Mutilação genital feminina (MGF)
Significa a excisão parcial ou total do clitóris, sendo que tem inúmeras variações e pode ir ao ponto de se fazer a sutura da vagina. Quase sempre feito desde a nascença até aos 15 anos, pode pôr em risco a vida da menina/mulher no procedimento; e aquando de uma gravidez também compromete o recém-nascido. Há mais de 200 milhões de meninas e mulheres no mundo que foram submetidas a MGF e que estão vivas. É estúpido, cruel e criminoso.

Valor da vida humana
Há questões que vão do abstracto ao concreto e que são repugnantes para a humanidade. Mulheres que não podem guiar, fazer desporto, olhar um homem nos olhos, beber ou fumar, mostrar o cabelo ou a cara, sorrir, decidir sobre a sua vida, ter passaporte, assinar o consentimento informado de uma cirurgia (e morrem por isso), ou até mesmo leis costumeiras onde o valor da vida de uma mulher é de 50% da do homem.

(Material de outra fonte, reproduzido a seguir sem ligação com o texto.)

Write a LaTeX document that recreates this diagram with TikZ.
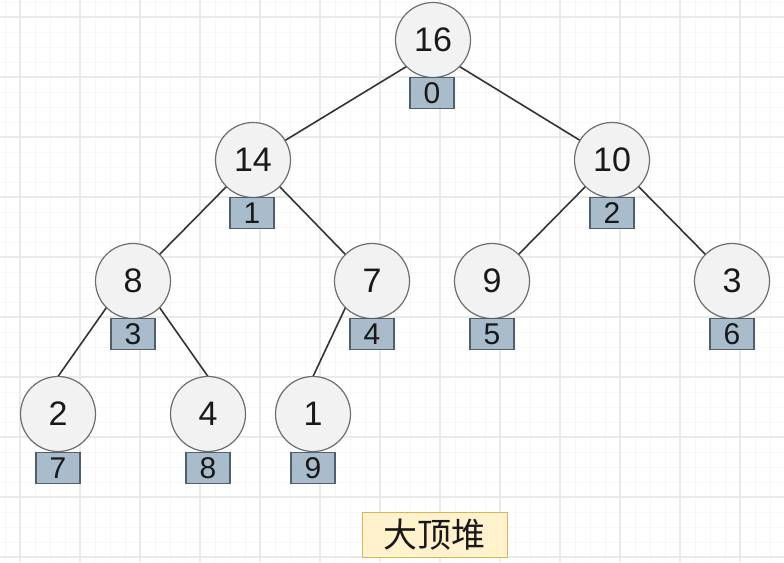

Podemos ter várias causas e lutar por todas elas. Podemos em cada causa lutar por todas as suas subdivisões, mas que nunca percamos tempo em futilidades quando ainda há tanto do essencial por conquistar, e a luta pela igualdade é um tema que vincula todos os seres que pensam e sentem.

E, por isso, eu levo o Feminismo muito a sério.